Getting over those fears is not easy, and the uncertainty never really goes away. But in recognizing that we’re in a process of creating and evolving, instead of merely tearing down, that frightening outcome can go from sounding preposterous, to sounding like the only sensible path.
Related:
Links
- Arizona decided to pretend there is no such thing as coronavirus and is now experiencing a dramatic spike in cases and hospitalizations.
- “Their greed is going to kill us.” The fight against fracking in Indian Country.
- A New York-based hedge fund is buying up irrigated land in the West as an investment in water scarcity, and it is understandably freaking people out.

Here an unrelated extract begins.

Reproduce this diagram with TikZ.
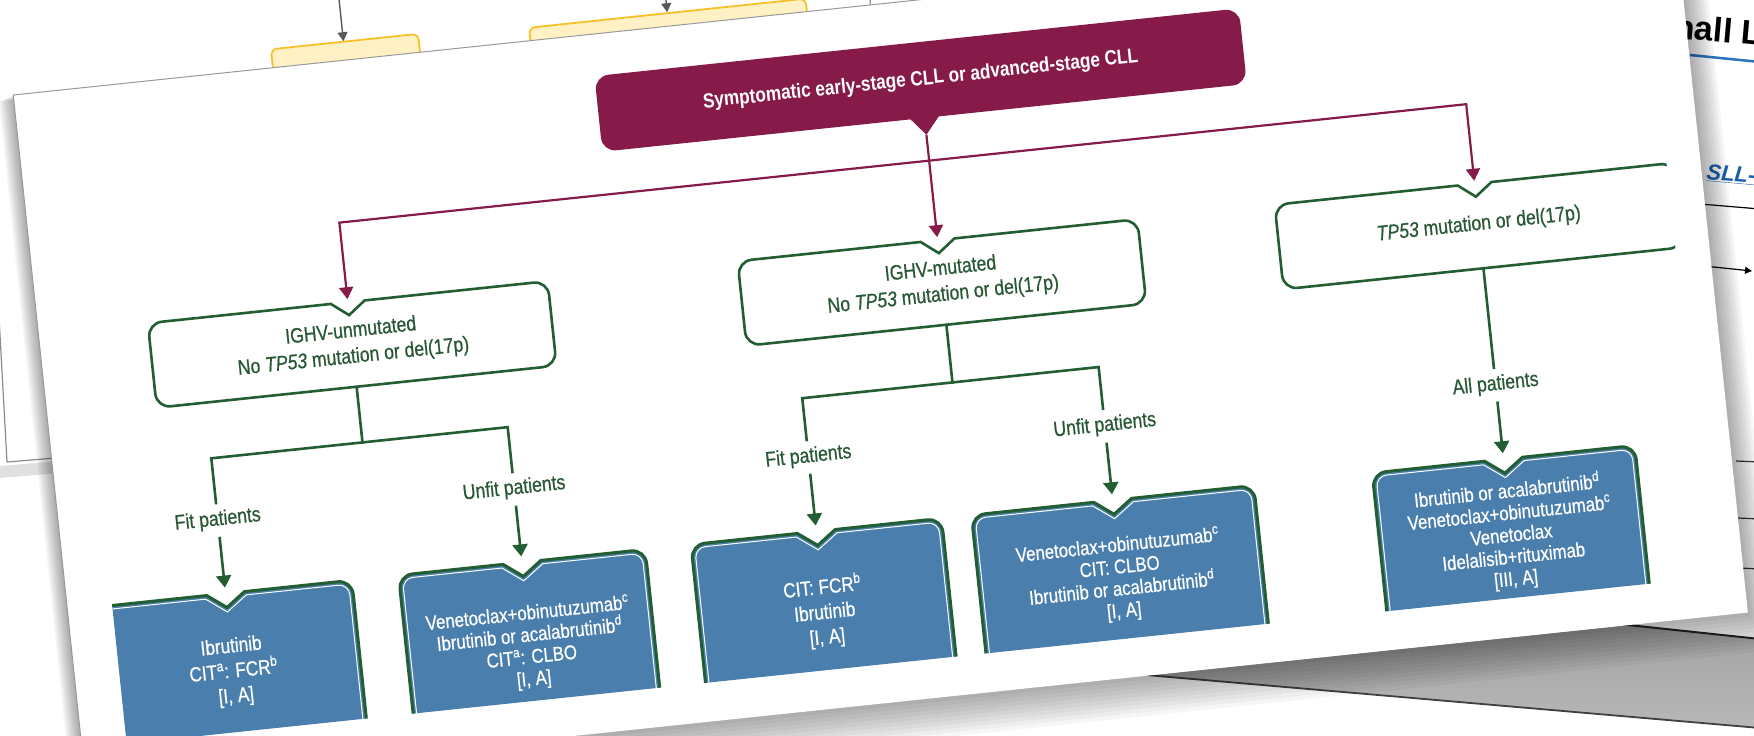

- A great profile of Monica Cannon-Grant, who might be the most powerful activist in Boston. “Here’s Monica, with a sea of people behind her.”
- Ayana Elizabeth Johnson: Climate work is hard, but it’s even harder for Black Americans while living in a country that doesn’t value their lives.
- How the unequal impacts of COVID-19 and the response to it fueled historic protests.
- Minnesota is far from the progressive haven it’s made out to be, and has failed to confront police abuse for decades.
- The city’s ridiculous nightly fireworks are presenting many Bostonians with a fresh opportunity to solve a problem without the police.
- Environmental science and geology (aka climate science) are among the whitest scientific fields.
- I did not read anything lighthearted this week sorry!
Watching
Speaking of lighthearted, I got back into iZombie the comedy detective horror show by the creator of Veronica Mars and Party Down. But surprise, in season 4 it takes a dark turn and imagines a Seattle that is walled off after the zombie virus runs rampant, and under siege by a private security company that publicly executes people with a giant anvil. Yes, yes I know. But it is still a very clever, very funny, and suddenly weirdly radical show.
Huge spoiler alert: Fans of Veronica Mars will be delighted to watch Logan Echolls get an anvil dropped on his head.
I feel like this one did not have enough pictures or little funny things but I don’t know what to tell you people. I have a template for this newsletter and in this spot it says “CUTE LITTLE ENDING” so maybe on days when I can’t think of a little story from the week I’ll just close with that and it will be our little way of communicating that I just didn’t have it in me today. There doesn’t always have to be a cute little ending I guess JUST LIKE in LIFE.
Have a lovely weekend I got a new lamp coming tomorrow gonna get that set up.